EPREL regulations, energy labeling
What is the difference between a standard and a regulation?
The standard is voluntary. Complying with it is not an obligation, it is a benchmark for the manufacturer wishing to comply with it. On the contrary, regulation is the responsibility of the public authorities. It is the expression of a law, a regulation and its application is imposed (source AFNOR). Therefore, buying, reselling or installing a product that does not have an energy label is illegal.
What products are affected?
On this link you will find the complete list of all the products concerned by the EPREL regulations (more than twenty different product groups).
Let’s zoom together on the part that concerns us, white light (color sources are not concerned). Only the light sources are concerned and not the luminaires. We understand light source when the latter is removable (or still works after being disassembled).
Differences between old and new light source energy labels
Since September 2021, the energy labels of light sources have evolved. The energy label on the left corresponds to the old format, on the right the new one. The main visual differences include the appearance of a QR code on the new labels, the rating scale has evolved from A++ to E to a scale from A to G.
Another key point to understand are the new evaluation criteria. The latter are much more demanding than before September 2021, in particular thanks to the technological advances of the various players in the world of light. Thus, an LED bulb classified A+ is today classified F or G or even prohibited for sale. The goal ? Encourage all designers of light sources to develop more efficient, less energy-consuming solutions.

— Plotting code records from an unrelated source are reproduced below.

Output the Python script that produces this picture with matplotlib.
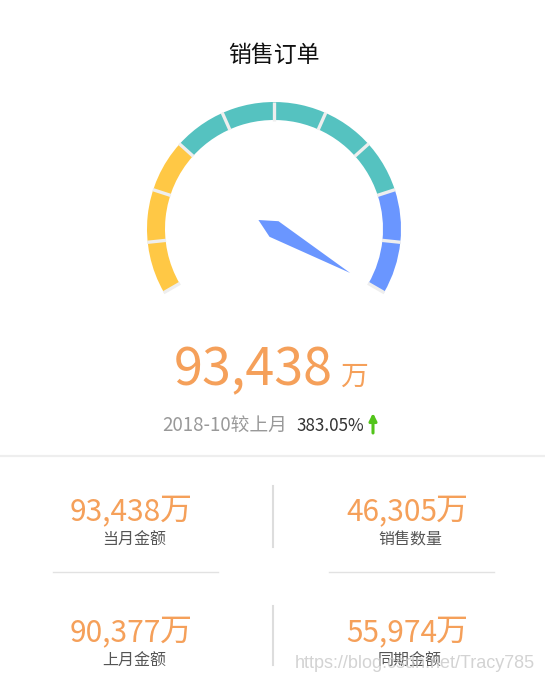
import numpy as np
import matplotlib
matplotlib.use("Agg")
from matplotlib import pyplot as plt
from matplotlib.patches import Wedge, Polygon

plt.rcParams['font.family'] = ['Noto Sans CJK SC', 'DejaVu Sans']

W, H = 545, 680

title = "销售订单"
gauge_stops = [0.3, 0.8, 1.0]
gauge_colors = ["#ffc845", "#55c2c0", "#6a96ff"]
gauge_split = 10
gauge_value = 383.05   # 较上月 %
gauge_max = 100.0

main_value = 93438
unit = "万"
period = "2018-10"
compare_text = "较上月"
change_pct = 383.05

card_labels = ["当月金额", "销售数量", "上月金额", "同期金额"]
card_values = [93438, 46305, 90377, 55974]

orange = "#f5a05a"

fig = plt.figure(figsize=(W / 100, H / 100), dpi=100)
ax = fig.add_axes([0, 0, 1, 1])
ax.set_xlim(0, W)
ax.set_ylim(H, 0)
ax.axis("off")

# title
ax.text(274, 55, title, ha="center", va="center", fontsize=16.5, color="#111111")

# gauge (screen coords, y down -> angles flip)
cx, cy = 274, 229
r_out, ring = 127, 18
a0, a1 = 210, -30
span = a0 - a1


def ang(frac):
    return a0 - span * frac


prev = 0.0
for stop, col in zip(gauge_stops, gauge_colors):
    w = Wedge((cx, cy), r_out, -ang(prev), -ang(stop), width=ring,
              facecolor=col, edgecolor="none")
    ax.add_patch(w)
    prev = stop

for i in range(gauge_split + 1):
    t = np.deg2rad(ang(i / gauge_split))
    xs = [cx + (r_out - ring - 0.5) * np.cos(t), cx + (r_out + 0.5) * np.cos(t)]
    ys = [cy - (r_out - ring - 0.5) * np.sin(t), cy - (r_out + 0.5) * np.sin(t)]
    ax.plot(xs, ys, color="#eeeeee", lw=2.4, solid_capstyle="butt")

# pointer
frac = min(gauge_value / gauge_max, 1.0)
p_col = gauge_colors[-1]
for stop, col in zip(gauge_stops, gauge_colors):
    if frac <= stop:
        p_col = col
        break
t = np.deg2rad(ang(frac))
d = np.array([np.cos(t), -np.sin(t)])
p = np.array([-d[1], d[0]])
c = np.array([cx, cy])
pw, plen = 9, 88
pts = [c - d * pw * 2, c + p * pw, c + d * plen, c - p * pw]
ax.add_patch(Polygon(pts, closed=True, facecolor=p_col, edgecolor="none"))

# main value
ax.text(333, 385, f"{main_value:,}", ha="right", va="baseline",
        fontsize=37.5, color=orange)
ax.text(340, 385, unit, ha="left", va="baseline", fontsize=20, color=orange)

# compare line
ax.text(287, 431, period + compare_text, ha="right", va="baseline",
        fontsize=13.5, color="#999999")
ax.text(296, 431, f"{change_pct:.2f}%", ha="left", va="baseline",
        fontsize=12.3, color="#333333")
ax.annotate("", xy=(373, 413), xytext=(373, 433),
            arrowprops=dict(arrowstyle="-|>", color="#52c41a", lw=2.2,
                            mutation_scale=11, shrinkA=0, shrinkB=0))

# separator
ax.plot([0, W], [456, 456], color="#eeeeee", lw=1.6)

# cards
col_x = [134, 410]
row_y = [520, 641]
label_y = [540, 661]
for k, (lab, val) in enumerate(zip(card_labels, card_values)):
    cxk = col_x[k % 2]
    rk = k // 2
    ax.text(cxk + 27, row_y[rk], f"{val:,}", ha="right", va="baseline",
            fontsize=21.5, color=orange)
    ax.text(cxk + 26, row_y[rk], unit, ha="left", va="baseline",
            fontsize=23, color=orange)
    ax.text(cxk, label_y[rk], lab, ha="center", va="center",
            fontsize=11.5, color="#555555")

ax.plot([273, 273], [486, 547], color="#dddddd", lw=1.5)
ax.plot([273, 273], [606, 665], color="#dddddd", lw=1.5)
ax.plot([53, 218], [572, 572], color="#e2e2e2", lw=1.0)
ax.plot([329, 494], [572, 572], color="#e2e2e2", lw=1.0)

# watermark (present in the reference image)
ax.text(535, 663, "https://blog.csdn.net/Tracy785", ha="right", va="center",
        fontsize=13, color="#c8c8c8", alpha=0.8,
        family=["Liberation Sans", "DejaVu Sans"])

fig.savefig("out.png", dpi=100, facecolor="white")
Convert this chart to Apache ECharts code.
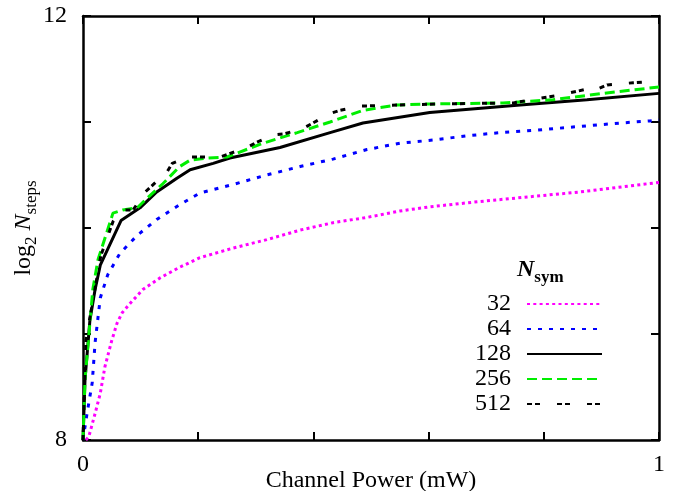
<!DOCTYPE html>
<html>
<head>
<meta charset="utf-8">
<script src="https://cdn.jsdelivr.net/npm/echarts@6/dist/echarts.min.js"></script>
<style>
	html, body { margin: 0; padding: 0; background: #fff; }
	#Chart1 { width: 679px; height: 491px; }
</style>
</head>
<body>
<div id="Chart1"></div>
<script>
	// 数据 (x = channel power in mW, y = log2 Nsteps)
	var legendNames = ['32', '64', '128', '256', '512'];
	var xTicks = [0, 1];
	var yTicks = [8, 12];

	var sym32 = [[0.005, 8.0], [0.01, 8.03], [0.021, 8.25], [0.03, 8.44], [0.038, 8.69], [0.05, 8.94], [0.059, 9.1],
		[0.068, 9.2], [0.082, 9.29], [0.104, 9.42], [0.134, 9.53], [0.168, 9.63], [0.203, 9.72], [0.26, 9.81],
		[0.319, 9.89], [0.377, 9.98], [0.434, 10.05], [0.493, 10.1], [0.55, 10.16], [0.602, 10.2], [0.689, 10.25],
		[0.863, 10.34], [0.984, 10.42], [1, 10.43]];
	var sym64 = [[0, 8], [0.007, 8.25], [0.016, 8.54], [0.021, 8.92], [0.03, 9.34], [0.043, 9.56], [0.064, 9.76],
		[0.094, 9.93], [0.128, 10.08], [0.168, 10.22], [0.203, 10.33], [0.26, 10.41], [0.319, 10.5], [0.377, 10.58],
		[0.434, 10.65], [0.493, 10.74], [0.55, 10.8], [0.608, 10.83], [0.667, 10.87], [0.724, 10.9], [0.78, 10.92],
		[0.845, 10.95], [0.932, 10.99], [0.984, 11.01], [1, 11.02]];
	var sym128 = [[0, 8], [0.0035, 8.57], [0.012, 9.13], [0.021, 9.42], [0.03, 9.65], [0.066, 10.07], [0.099, 10.19],
		[0.128, 10.34], [0.163, 10.47], [0.186, 10.55], [0.226, 10.61], [0.255, 10.66], [0.342, 10.76], [0.429, 10.9],
		[0.486, 10.99], [0.602, 11.09], [0.759, 11.16], [0.875, 11.21], [1, 11.27]];
	var sym256 = [[0, 8], [0.0035, 8.57], [0.017, 9.42], [0.026, 9.7], [0.052, 10.14], [0.069, 10.17], [0.094, 10.19],
		[0.111, 10.28], [0.139, 10.42], [0.168, 10.58], [0.186, 10.64], [0.215, 10.66], [0.25, 10.67], [0.3125, 10.8],
		[0.372, 10.9], [0.429, 11.0], [0.486, 11.11], [0.545, 11.16], [0.602, 11.17], [0.729, 11.18], [0.816, 11.21],
		[0.903, 11.27], [1, 11.33]];
	var sym512 = [[0, 8], [0.005, 8.94], [0.031, 9.74], [0.052, 10.06], [0.068, 10.17], [0.087, 10.17], [0.108, 10.34],
		[0.146, 10.53], [0.155, 10.61], [0.182, 10.67], [0.238, 10.67], [0.285, 10.76], [0.302, 10.81], [0.333, 10.88],
		[0.351, 10.89], [0.382, 10.94], [0.399, 10.99], [0.429, 11.08], [0.446, 11.11], [0.481, 11.15], [0.545, 11.16],
		[0.615, 11.17], [0.747, 11.18], [0.788, 11.22], [0.823, 11.25], [0.875, 11.31], [0.885, 11.29], [0.91, 11.35],
		[0.955, 11.37], [0.984, 11.38], [1, 11.38]];

	var FONT = "'Liberation Serif', 'DejaVu Serif', serif";

	var Box1 = document.getElementById('Chart1');
	var instant1 = echarts.init(Box1);

	function frameAxis(pos, show) {
		return {
			type: 'value',
			position: pos,
			axisLine: { show: true, onZero: false, lineStyle: { color: '#000', width: 2.5 } },
			axisTick: { show: true, inside: true, length: 8, lineStyle: { color: '#000', width: 2 } },
			splitLine: { show: false },
			axisLabel: { show: show }
		};
	}

	var xBottom = frameAxis('bottom', true);
	xBottom.min = 0; xBottom.max = 1; xBottom.interval = 0.2;
	xBottom.name = 'Channel Power (mW)';
	xBottom.nameLocation = 'middle';
	xBottom.nameGap = 29;
	xBottom.nameMoveOverlap = false;
	xBottom.nameTextStyle = { fontFamily: FONT, fontSize: 24, color: '#000' };
	xBottom.axisLabel = {
		show: true, margin: 13, fontFamily: FONT, fontSize: 24, color: '#000',
		formatter: function (v) { return xTicks.indexOf(v) >= 0 ? String(v) : ''; }
	};
	var xTop = frameAxis('top', false);
	xTop.min = 0; xTop.max = 1; xTop.interval = 0.2;

	var yLeft = frameAxis('left', true);
	yLeft.min = 8; yLeft.max = 12; yLeft.interval = 1;
	yLeft.name = '{t|log}{s|2}{t| }{i|N}{s|steps}';
	yLeft.nameLocation = 'middle';
	yLeft.nameRotate = 90;
	yLeft.nameGap = 45;
	yLeft.nameMoveOverlap = false;
	yLeft.nameTextStyle = {
		fontFamily: FONT, fontSize: 24, color: '#000',
		rich: {
			t: { fontFamily: FONT, fontSize: 24, color: '#000', verticalAlign: 'top', lineHeight: 26 },
			i: { fontFamily: FONT, fontSize: 24, color: '#000', fontStyle: 'italic', verticalAlign: 'top', lineHeight: 26 },
			s: { fontFamily: FONT, fontSize: 17, color: '#000', verticalAlign: 'top', lineHeight: 18, padding: [11, 0, 0, 0] }
		}
	};
	yLeft.axisLabel = {
		show: true, margin: 16, fontFamily: FONT, fontSize: 24, color: '#000',
		formatter: function (v) { return yTicks.indexOf(v) >= 0 ? String(v) : ''; }
	};
	var yRight = frameAxis('right', false);
	yRight.min = 8; yRight.max = 12; yRight.interval = 1;

	function mkSeries(name, data, color, dash, width) {
		return {
			name: name,
			type: 'line',
			data: data,
			symbol: 'none',
			smooth: false,
			xAxisIndex: 0,
			yAxisIndex: 0,
			lineStyle: { color: color, width: width, type: dash, cap: 'butt' },
			itemStyle: { color: color },
			emphasis: { disabled: true }
		};
	}

	var option1 = {
		animation: false,
		backgroundColor: '#fff',
		title: {
			text: '{n|N}{s|sym}',
			left: 517,
			top: 258,
			padding: 0,
			textStyle: {
				rich: {
					n: { fontFamily: FONT, fontSize: 24, fontStyle: 'italic', color: '#000', verticalAlign: 'top', lineHeight: 26 },
					s: { fontFamily: FONT, fontSize: 17, color: '#000', verticalAlign: 'top', lineHeight: 18, padding: [11, 0, 0, 0] }
				}
			}
		},
		grid: { left: 83, right: 20, top: 16, bottom: 51, containLabel: false, outerBoundsMode: 'none' },
		xAxis: [xBottom, xTop],
		yAxis: [yLeft, yRight],
		legend: {
			orient: 'vertical',
			right: 76,
			top: 292,
			padding: 0,
			align: 'right',
			itemWidth: 75,
			itemHeight: 14,
			itemGap: 1,
			selectedMode: false,
			data: legendNames,
			itemStyle: { color: 'rgba(0,0,0,0)', opacity: 0, borderWidth: 0 },
			textStyle: { fontFamily: FONT, fontSize: 24, color: '#000', lineHeight: 24, padding: [0, 11, 0, 0] }
		},
		series: [
			mkSeries('32', sym32, '#ff00ff', [3, 3.3], 3),
			mkSeries('64', sym64, '#0000ff', [4, 7], 3),
			mkSeries('128', sym128, '#000000', 'solid', 3),
			mkSeries('256', sym256, '#00ee00', [10, 5], 3),
			mkSeries('512', sym512, '#000000', [5, 3, 5, 17], 3)
		]
	};
	instant1.setOption(option1);
</script>
</body>
</html>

Which units of light affect the energy rating result?
The main point that influences the result is the efficiency (here the performance in lm/W, that is to say, the amount of light emitted for the amount of electricity consumed). The higher this efficiency, the better the classification of the light source. The quality of the light (CRI, color rendering index) is also a parameter taken into account. Indeed, the higher the CRI, the lower the efficiency of the LED will be, but the regulations still take into account the quality of the light (and therefore the CRI) allowing the most visually qualitative light sources to be able to make a place among the others.
Flickering and the stroboscopic effect are two other measured values which may call into question the validation of the product if these two results do not meet the thresholds expected by the EPREL regulations. Note that this problem mainly concerns light sources supplied with direct 220V.

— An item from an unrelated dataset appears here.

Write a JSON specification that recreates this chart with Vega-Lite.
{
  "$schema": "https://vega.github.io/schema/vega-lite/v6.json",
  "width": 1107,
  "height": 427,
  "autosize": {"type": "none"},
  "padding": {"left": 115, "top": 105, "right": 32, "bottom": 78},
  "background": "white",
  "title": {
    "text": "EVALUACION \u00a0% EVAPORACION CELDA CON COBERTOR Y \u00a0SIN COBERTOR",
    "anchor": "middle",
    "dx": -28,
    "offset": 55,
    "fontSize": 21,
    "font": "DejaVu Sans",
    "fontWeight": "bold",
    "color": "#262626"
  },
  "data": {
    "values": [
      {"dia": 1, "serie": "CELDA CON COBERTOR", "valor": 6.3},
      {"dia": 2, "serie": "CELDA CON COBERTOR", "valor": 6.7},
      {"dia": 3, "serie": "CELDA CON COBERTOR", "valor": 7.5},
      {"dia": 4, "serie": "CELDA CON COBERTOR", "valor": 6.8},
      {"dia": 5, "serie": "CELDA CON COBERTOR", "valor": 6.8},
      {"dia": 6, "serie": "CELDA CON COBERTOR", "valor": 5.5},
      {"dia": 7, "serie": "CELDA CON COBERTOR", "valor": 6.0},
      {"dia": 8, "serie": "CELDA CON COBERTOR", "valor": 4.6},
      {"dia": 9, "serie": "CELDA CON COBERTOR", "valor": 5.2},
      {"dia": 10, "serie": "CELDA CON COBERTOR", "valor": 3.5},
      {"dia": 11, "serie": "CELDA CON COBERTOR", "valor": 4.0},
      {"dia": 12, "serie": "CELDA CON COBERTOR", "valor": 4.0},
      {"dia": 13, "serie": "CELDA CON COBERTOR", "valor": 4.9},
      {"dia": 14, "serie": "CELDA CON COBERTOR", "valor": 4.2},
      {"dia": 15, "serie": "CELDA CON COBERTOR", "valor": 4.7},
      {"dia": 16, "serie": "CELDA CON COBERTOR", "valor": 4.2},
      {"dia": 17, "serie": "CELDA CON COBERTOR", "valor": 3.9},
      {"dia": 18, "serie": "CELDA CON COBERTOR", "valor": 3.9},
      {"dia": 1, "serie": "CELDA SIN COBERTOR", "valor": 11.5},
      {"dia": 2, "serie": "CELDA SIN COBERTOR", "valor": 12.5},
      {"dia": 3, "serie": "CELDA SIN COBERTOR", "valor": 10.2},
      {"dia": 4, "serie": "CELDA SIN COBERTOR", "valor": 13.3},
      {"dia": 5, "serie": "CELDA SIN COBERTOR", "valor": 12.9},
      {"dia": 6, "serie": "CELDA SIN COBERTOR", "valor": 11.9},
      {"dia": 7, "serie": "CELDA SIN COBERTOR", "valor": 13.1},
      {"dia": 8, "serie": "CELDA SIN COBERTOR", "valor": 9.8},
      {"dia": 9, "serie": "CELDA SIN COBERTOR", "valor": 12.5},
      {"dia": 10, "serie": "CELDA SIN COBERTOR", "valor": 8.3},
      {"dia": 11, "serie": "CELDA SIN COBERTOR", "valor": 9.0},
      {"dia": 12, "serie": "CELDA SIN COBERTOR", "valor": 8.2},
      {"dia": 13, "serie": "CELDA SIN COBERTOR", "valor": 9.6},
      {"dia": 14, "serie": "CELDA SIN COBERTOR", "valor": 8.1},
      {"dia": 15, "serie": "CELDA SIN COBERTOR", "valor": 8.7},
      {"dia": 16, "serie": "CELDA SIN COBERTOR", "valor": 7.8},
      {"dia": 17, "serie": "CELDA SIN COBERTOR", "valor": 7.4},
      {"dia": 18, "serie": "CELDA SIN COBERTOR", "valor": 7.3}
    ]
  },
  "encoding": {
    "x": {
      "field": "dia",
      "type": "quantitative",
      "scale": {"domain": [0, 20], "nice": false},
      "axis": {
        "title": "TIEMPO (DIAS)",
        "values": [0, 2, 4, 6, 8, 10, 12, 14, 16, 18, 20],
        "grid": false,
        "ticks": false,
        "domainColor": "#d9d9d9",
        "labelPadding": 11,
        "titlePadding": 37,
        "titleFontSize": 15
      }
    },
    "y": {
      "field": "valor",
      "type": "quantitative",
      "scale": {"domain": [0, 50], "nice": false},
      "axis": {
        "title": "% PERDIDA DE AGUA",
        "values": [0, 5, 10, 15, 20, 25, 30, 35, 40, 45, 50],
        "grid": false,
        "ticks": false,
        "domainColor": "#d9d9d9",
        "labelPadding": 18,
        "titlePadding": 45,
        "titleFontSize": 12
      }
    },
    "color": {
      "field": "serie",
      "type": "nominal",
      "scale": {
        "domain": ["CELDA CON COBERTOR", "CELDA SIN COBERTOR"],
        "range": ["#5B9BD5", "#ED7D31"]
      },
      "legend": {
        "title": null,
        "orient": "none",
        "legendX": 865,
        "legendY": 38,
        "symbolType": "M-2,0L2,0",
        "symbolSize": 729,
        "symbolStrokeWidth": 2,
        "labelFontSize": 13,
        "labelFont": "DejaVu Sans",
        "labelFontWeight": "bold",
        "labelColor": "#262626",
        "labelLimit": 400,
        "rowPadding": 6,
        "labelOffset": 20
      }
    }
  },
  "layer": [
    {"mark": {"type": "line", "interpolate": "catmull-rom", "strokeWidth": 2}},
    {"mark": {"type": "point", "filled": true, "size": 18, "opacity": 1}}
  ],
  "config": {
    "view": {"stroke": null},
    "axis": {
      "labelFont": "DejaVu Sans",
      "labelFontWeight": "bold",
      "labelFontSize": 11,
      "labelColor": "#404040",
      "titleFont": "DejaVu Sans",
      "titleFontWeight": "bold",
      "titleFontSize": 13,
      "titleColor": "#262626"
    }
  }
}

All of these points therefore have a direct impact on obtaining the energy label for a light source.
How to measure light data?
At CisLED, we have invested in a state-of-the-art measuring device, the spectrogoniometer. Behind this barbaric name hides a high-tech tool allowing us to measure all the components of light. We publish a complete photometric report for each source we test. As designers, this totally indispensable device allows us to support you ever more qualitatively. Thus, we measure each of our developments and declare the data measured on the European EPREL database. These data are all in agreement with our technical documentation.
Eco-design in the palm of your hand
Sensitive to the environmental and energy issues we face, CisLED is constantly developing new and ever more efficient LED solutions aimed at improving their light output. Thus, we participate in reducing the energy impact of our light sources. It is by pooling our knowledge that we will reduce our consumption and energy bills.